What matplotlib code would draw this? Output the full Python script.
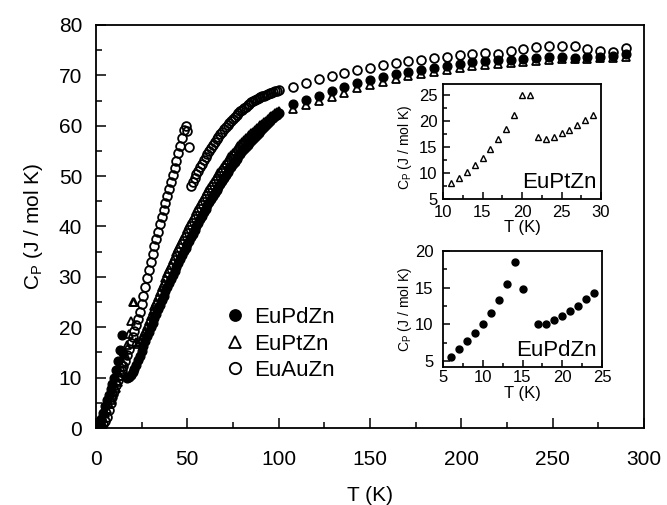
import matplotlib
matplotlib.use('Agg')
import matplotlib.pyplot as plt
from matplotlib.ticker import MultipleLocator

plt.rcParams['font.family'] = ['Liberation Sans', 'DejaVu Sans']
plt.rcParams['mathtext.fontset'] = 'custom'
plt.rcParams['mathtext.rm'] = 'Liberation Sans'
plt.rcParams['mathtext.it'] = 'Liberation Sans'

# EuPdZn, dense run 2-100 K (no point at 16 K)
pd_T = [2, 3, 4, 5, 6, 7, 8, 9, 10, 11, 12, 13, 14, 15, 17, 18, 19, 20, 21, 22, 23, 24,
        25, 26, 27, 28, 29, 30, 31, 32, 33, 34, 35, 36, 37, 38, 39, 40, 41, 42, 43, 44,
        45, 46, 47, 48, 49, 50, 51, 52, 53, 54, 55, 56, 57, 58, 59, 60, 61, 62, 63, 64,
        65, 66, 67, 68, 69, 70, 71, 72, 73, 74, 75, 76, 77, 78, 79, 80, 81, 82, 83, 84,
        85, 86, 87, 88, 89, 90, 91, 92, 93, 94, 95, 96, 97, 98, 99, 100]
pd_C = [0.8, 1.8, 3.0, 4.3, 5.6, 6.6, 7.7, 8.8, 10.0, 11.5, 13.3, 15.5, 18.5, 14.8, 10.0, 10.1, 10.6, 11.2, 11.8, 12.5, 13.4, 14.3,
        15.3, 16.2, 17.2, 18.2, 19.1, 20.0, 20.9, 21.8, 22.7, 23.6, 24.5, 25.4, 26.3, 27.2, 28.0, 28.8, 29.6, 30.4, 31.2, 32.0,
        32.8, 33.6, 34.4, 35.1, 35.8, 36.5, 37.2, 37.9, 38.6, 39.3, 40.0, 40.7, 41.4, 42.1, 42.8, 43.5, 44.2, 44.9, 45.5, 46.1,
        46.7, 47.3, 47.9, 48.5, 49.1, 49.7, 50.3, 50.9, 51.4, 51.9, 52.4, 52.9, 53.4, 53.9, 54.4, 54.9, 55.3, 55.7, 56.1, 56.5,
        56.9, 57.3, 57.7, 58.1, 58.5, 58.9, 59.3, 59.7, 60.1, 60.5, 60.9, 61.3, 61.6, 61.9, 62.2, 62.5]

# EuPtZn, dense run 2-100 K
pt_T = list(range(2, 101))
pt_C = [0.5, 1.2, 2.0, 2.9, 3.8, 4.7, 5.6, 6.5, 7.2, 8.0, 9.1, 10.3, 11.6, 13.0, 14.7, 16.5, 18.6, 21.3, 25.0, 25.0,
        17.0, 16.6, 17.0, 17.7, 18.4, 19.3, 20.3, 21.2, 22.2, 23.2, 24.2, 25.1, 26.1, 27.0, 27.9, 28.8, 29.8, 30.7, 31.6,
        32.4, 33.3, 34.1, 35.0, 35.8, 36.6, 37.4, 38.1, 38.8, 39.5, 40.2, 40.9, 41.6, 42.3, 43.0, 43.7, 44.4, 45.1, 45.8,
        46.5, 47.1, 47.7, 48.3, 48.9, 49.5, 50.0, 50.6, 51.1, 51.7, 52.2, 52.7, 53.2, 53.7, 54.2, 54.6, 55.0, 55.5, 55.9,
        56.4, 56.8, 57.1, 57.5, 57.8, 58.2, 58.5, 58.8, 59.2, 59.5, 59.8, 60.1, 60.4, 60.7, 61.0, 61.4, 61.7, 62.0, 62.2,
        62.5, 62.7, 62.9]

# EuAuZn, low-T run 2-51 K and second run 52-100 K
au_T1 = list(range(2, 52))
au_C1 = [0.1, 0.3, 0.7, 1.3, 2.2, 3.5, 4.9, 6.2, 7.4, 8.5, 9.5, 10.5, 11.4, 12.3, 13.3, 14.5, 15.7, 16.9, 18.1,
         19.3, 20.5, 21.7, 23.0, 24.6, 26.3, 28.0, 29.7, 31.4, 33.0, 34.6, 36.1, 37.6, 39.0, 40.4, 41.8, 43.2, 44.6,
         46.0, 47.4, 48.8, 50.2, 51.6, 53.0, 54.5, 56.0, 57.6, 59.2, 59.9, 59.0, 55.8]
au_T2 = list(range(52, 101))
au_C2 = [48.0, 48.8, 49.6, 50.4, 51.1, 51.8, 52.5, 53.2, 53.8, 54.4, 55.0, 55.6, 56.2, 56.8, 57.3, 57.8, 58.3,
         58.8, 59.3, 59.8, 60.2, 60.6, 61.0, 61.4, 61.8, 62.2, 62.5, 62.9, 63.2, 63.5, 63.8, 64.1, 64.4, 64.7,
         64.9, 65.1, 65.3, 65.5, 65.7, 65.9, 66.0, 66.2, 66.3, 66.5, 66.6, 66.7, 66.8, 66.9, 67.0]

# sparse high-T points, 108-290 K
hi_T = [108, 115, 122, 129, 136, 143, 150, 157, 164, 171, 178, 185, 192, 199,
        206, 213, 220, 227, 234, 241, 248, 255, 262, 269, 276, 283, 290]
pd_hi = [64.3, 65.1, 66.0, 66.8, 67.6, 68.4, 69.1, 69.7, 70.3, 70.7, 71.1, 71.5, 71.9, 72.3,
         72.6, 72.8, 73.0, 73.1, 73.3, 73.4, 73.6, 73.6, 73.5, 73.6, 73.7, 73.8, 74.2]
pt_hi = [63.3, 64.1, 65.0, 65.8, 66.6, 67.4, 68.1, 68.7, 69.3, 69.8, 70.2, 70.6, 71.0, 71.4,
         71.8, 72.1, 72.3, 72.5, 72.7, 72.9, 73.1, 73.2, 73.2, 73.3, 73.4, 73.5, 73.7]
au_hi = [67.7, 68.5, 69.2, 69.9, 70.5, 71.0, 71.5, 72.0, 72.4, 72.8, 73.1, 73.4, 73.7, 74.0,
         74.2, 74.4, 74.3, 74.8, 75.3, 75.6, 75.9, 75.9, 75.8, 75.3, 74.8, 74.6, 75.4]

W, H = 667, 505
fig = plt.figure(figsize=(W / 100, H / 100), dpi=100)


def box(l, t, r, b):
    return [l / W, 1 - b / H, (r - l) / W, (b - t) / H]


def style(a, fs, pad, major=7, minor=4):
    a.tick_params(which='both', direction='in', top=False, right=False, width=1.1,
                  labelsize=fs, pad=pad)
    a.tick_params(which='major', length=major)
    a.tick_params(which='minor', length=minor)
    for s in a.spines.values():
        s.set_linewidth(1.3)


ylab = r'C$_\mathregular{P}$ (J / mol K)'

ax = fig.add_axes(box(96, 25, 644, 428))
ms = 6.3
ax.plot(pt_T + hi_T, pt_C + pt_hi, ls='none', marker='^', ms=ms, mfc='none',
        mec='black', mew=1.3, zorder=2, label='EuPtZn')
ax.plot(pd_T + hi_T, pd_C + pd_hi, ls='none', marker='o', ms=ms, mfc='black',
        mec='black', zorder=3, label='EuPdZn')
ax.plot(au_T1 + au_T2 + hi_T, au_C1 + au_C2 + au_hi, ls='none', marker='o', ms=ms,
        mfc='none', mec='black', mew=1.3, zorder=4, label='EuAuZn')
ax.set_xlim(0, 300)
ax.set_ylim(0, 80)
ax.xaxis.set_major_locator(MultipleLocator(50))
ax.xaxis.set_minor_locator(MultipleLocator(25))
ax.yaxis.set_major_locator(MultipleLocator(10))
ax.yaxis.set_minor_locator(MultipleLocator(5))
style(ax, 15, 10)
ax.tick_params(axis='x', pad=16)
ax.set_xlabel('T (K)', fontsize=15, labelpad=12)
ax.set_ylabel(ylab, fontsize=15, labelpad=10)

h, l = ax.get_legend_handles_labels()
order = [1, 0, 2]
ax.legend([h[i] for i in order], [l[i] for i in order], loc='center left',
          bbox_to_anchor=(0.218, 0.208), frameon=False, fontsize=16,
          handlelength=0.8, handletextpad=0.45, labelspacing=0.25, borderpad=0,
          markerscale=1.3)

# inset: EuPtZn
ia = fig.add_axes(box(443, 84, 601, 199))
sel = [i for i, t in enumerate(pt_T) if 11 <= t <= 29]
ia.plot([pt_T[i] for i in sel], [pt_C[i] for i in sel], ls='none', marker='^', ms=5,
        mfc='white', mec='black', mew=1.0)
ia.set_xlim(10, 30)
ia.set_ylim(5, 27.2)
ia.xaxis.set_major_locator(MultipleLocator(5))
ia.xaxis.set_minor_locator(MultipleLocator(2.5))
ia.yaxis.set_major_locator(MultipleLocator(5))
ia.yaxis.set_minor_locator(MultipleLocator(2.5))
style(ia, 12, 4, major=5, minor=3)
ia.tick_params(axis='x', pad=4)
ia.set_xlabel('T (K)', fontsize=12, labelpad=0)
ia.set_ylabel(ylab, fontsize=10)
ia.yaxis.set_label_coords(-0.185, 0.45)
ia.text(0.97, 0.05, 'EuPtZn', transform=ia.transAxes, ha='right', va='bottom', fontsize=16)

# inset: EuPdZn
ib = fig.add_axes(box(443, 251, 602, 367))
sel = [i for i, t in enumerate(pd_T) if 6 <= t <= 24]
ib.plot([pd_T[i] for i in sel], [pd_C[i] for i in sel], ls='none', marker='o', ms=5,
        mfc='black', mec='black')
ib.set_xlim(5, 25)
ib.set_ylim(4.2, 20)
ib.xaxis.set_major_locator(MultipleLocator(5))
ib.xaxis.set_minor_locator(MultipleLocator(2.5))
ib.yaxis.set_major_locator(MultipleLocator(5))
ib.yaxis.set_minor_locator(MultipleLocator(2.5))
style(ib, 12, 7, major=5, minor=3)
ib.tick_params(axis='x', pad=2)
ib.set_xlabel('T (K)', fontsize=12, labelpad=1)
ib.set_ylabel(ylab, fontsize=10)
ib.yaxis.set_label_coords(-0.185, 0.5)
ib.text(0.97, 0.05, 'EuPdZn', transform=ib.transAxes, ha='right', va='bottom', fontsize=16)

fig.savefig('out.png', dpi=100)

+++++

» **THE EXERCISE**:
Repeat the lines of the listing above verbatim, beginning at its first line and ending at the line containing "plt.rcParams['mathtext.it'] = 'Liberation", which is included. Omit pictures.

» **TASK ANSWER**:
What matplotlib code would draw this? Output the full Python script.
import matplotlib
matplotlib.use('Agg')
import matplotlib.pyplot as plt
from matplotlib.ticker import MultipleLocator

plt.rcParams['font.family'] = ['Liberation Sans', 'DejaVu Sans']
plt.rcParams['mathtext.fontset'] = 'custom'
plt.rcParams['mathtext.rm'] = 'Liberation Sans'
plt.rcParams['mathtext.it'] = 'Liberation Sans'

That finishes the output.